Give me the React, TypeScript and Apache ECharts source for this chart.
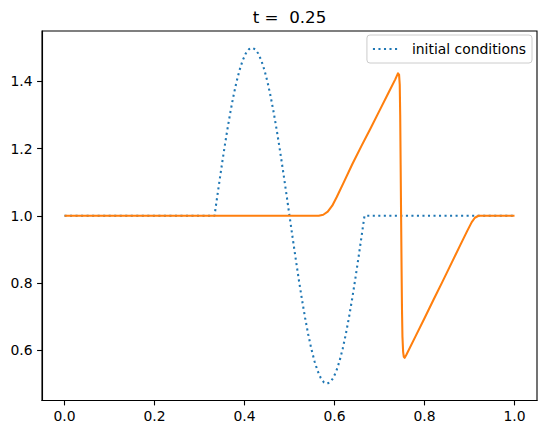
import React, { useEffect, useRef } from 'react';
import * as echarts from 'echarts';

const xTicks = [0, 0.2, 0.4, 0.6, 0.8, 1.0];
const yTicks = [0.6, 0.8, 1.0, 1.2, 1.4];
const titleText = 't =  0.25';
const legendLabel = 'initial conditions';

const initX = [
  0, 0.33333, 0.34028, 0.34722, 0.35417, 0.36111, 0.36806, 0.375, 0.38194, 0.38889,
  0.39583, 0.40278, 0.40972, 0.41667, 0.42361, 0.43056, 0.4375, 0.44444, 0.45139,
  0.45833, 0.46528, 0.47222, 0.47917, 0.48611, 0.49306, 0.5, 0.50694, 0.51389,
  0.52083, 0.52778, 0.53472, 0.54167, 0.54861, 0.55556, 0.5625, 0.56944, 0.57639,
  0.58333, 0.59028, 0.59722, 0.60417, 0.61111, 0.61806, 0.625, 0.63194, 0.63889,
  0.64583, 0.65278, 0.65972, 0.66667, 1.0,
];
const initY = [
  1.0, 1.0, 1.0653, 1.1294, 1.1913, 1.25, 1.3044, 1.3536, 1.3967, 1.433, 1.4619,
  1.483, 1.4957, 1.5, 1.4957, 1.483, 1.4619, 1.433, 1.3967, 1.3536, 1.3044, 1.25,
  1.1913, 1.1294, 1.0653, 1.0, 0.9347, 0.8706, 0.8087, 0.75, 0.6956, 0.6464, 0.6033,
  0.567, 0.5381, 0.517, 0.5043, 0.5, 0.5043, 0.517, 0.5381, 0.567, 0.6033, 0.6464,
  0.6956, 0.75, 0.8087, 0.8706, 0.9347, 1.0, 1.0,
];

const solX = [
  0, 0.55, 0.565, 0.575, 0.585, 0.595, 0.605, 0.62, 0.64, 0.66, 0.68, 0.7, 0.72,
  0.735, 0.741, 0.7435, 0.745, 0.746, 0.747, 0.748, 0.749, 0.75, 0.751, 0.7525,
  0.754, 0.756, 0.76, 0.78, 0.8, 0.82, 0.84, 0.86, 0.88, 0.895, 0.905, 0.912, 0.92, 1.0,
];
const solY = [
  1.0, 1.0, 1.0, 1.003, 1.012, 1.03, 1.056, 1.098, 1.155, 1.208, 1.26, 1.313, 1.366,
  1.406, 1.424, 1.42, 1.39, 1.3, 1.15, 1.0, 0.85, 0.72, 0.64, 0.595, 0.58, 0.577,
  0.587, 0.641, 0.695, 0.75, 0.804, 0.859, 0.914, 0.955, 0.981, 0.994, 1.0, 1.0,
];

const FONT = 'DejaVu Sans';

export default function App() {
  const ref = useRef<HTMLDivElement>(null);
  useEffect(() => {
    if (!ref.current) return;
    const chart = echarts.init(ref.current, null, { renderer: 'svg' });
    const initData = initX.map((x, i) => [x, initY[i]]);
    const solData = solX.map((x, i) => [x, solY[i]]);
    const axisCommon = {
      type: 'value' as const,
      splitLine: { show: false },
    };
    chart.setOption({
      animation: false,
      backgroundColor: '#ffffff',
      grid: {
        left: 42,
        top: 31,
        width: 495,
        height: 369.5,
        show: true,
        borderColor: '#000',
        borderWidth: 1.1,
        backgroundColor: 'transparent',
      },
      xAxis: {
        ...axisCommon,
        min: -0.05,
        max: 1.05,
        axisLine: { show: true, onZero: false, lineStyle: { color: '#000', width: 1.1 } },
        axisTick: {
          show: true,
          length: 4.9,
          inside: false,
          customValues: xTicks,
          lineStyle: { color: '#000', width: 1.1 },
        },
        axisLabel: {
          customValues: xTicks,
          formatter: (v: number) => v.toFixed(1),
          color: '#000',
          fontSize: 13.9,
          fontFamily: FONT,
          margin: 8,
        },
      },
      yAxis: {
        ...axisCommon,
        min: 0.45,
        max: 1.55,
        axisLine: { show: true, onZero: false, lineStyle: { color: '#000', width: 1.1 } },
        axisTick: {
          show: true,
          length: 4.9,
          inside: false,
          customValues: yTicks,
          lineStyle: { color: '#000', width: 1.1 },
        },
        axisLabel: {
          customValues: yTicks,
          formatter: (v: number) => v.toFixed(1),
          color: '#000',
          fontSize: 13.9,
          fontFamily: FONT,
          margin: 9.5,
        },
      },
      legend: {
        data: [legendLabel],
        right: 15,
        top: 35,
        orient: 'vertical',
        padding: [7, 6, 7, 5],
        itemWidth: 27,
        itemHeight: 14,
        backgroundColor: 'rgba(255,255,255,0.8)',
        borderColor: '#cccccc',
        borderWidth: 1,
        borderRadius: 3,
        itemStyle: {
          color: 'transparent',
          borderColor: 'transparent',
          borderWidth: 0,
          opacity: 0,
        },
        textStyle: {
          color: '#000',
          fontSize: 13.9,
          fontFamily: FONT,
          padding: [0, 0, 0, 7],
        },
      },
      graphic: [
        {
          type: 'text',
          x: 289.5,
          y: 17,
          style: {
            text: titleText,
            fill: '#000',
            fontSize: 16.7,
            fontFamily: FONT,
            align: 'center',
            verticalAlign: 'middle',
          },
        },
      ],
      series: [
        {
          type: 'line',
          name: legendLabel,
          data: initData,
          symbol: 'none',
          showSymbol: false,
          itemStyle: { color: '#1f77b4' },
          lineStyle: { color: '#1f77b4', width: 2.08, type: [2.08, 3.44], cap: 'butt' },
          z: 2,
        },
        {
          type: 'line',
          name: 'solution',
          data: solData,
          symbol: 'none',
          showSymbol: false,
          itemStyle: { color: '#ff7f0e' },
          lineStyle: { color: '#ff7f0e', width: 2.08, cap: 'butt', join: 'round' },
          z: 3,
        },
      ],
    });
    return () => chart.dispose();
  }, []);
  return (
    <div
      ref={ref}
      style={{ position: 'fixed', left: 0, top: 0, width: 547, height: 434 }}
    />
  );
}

**Problem to solve**
Without the pictures, retype the whole of the material above exactly.

**Exercise result**
Give me the React, TypeScript and Apache ECharts source for this chart.
import React, { useEffect, useRef } from 'react';
import * as echarts from 'echarts';

const xTicks = [0, 0.2, 0.4, 0.6, 0.8, 1.0];
const yTicks = [0.6, 0.8, 1.0, 1.2, 1.4];
const titleText = 't =  0.25';
const legendLabel = 'initial conditions';

const initX = [
  0, 0.33333, 0.34028, 0.34722, 0.35417, 0.36111, 0.36806, 0.375, 0.38194, 0.38889,
  0.39583, 0.40278, 0.40972, 0.41667, 0.42361, 0.43056, 0.4375, 0.44444, 0.45139,
  0.45833, 0.46528, 0.47222, 0.47917, 0.48611, 0.49306, 0.5, 0.50694, 0.51389,
  0.52083, 0.52778, 0.53472, 0.54167, 0.54861, 0.55556, 0.5625, 0.56944, 0.57639,
  0.58333, 0.59028, 0.59722, 0.60417, 0.61111, 0.61806, 0.625, 0.63194, 0.63889,
  0.64583, 0.65278, 0.65972, 0.66667, 1.0,
];
const initY = [
  1.0, 1.0, 1.0653, 1.1294, 1.1913, 1.25, 1.3044, 1.3536, 1.3967, 1.433, 1.4619,
  1.483, 1.4957, 1.5, 1.4957, 1.483, 1.4619, 1.433, 1.3967, 1.3536, 1.3044, 1.25,
  1.1913, 1.1294, 1.0653, 1.0, 0.9347, 0.8706, 0.8087, 0.75, 0.6956, 0.6464, 0.6033,
  0.567, 0.5381, 0.517, 0.5043, 0.5, 0.5043, 0.517, 0.5381, 0.567, 0.6033, 0.6464,
  0.6956, 0.75, 0.8087, 0.8706, 0.9347, 1.0, 1.0,
];

const solX = [
  0, 0.55, 0.565, 0.575, 0.585, 0.595, 0.605, 0.62, 0.64, 0.66, 0.68, 0.7, 0.72,
  0.735, 0.741, 0.7435, 0.745, 0.746, 0.747, 0.748, 0.749, 0.75, 0.751, 0.7525,
  0.754, 0.756, 0.76, 0.78, 0.8, 0.82, 0.84, 0.86, 0.88, 0.895, 0.905, 0.912, 0.92, 1.0,
];
const solY = [
  1.0, 1.0, 1.0, 1.003, 1.012, 1.03, 1.056, 1.098, 1.155, 1.208, 1.26, 1.313, 1.366,
  1.406, 1.424, 1.42, 1.39, 1.3, 1.15, 1.0, 0.85, 0.72, 0.64, 0.595, 0.58, 0.577,
  0.587, 0.641, 0.695, 0.75, 0.804, 0.859, 0.914, 0.955, 0.981, 0.994, 1.0, 1.0,
];

const FONT = 'DejaVu Sans';

export default function App() {
  const ref = useRef<HTMLDivElement>(null);
  useEffect(() => {
    if (!ref.current) return;
    const chart = echarts.init(ref.current, null, { renderer: 'svg' });
    const initData = initX.map((x, i) => [x, initY[i]]);
    const solData = solX.map((x, i) => [x, solY[i]]);
    const axisCommon = {
      type: 'value' as const,
      splitLine: { show: false },
    };
    chart.setOption({
      animation: false,
      backgroundColor: '#ffffff',
      grid: {
        left: 42,
        top: 31,
        width: 495,
        height: 369.5,
        show: true,
        borderColor: '#000',
        borderWidth: 1.1,
        backgroundColor: 'transparent',
      },
      xAxis: {
        ...axisCommon,
        min: -0.05,
        max: 1.05,
        axisLine: { show: true, onZero: false, lineStyle: { color: '#000', width: 1.1 } },
        axisTick: {
          show: true,
          length: 4.9,
          inside: false,
          customValues: xTicks,
          lineStyle: { color: '#000', width: 1.1 },
        },
        axisLabel: {
          customValues: xTicks,
          formatter: (v: number) => v.toFixed(1),
          color: '#000',
          fontSize: 13.9,
          fontFamily: FONT,
          margin: 8,
        },
      },
      yAxis: {
        ...axisCommon,
        min: 0.45,
        max: 1.55,
        axisLine: { show: true, onZero: false, lineStyle: { color: '#000', width: 1.1 } },
        axisTick: {
          show: true,
          length: 4.9,
          inside: false,
          customValues: yTicks,
          lineStyle: { color: '#000', width: 1.1 },
        },
        axisLabel: {
          customValues: yTicks,
          formatter: (v: number) => v.toFixed(1),
          color: '#000',
          fontSize: 13.9,
          fontFamily: FONT,
          margin: 9.5,
        },
      },
      legend: {
        data: [legendLabel],
        right: 15,
        top: 35,
        orient: 'vertical',
        padding: [7, 6, 7, 5],
        itemWidth: 27,
        itemHeight: 14,
        backgroundColor: 'rgba(255,255,255,0.8)',
        borderColor: '#cccccc',
        borderWidth: 1,
        borderRadius: 3,
        itemStyle: {
          color: 'transparent',
          borderColor: 'transparent',
          borderWidth: 0,
          opacity: 0,
        },
        textStyle: {
          color: '#000',
          fontSize: 13.9,
          fontFamily: FONT,
          padding: [0, 0, 0, 7],
        },
      },
      graphic: [
        {
          type: 'text',
          x: 289.5,
          y: 17,
          style: {
            text: titleText,
            fill: '#000',
            fontSize: 16.7,
            fontFamily: FONT,
            align: 'center',
            verticalAlign: 'middle',
          },
        },
      ],
      series: [
        {
          type: 'line',
          name: legendLabel,
          data: initData,
          symbol: 'none',
          showSymbol: false,
          itemStyle: { color: '#1f77b4' },
          lineStyle: { color: '#1f77b4', width: 2.08, type: [2.08, 3.44], cap: 'butt' },
          z: 2,
        },
        {
          type: 'line',
          name: 'solution',
          data: solData,
          symbol: 'none',
          showSymbol: false,
          itemStyle: { color: '#ff7f0e' },
          lineStyle: { color: '#ff7f0e', width: 2.08, cap: 'butt', join: 'round' },
          z: 3,
        },
      ],
    });
    return () => chart.dispose();
  }, []);
  return (
    <div
      ref={ref}
      style={{ position: 'fixed', left: 0, top: 0, width: 547, height: 434 }}
    />
  );
}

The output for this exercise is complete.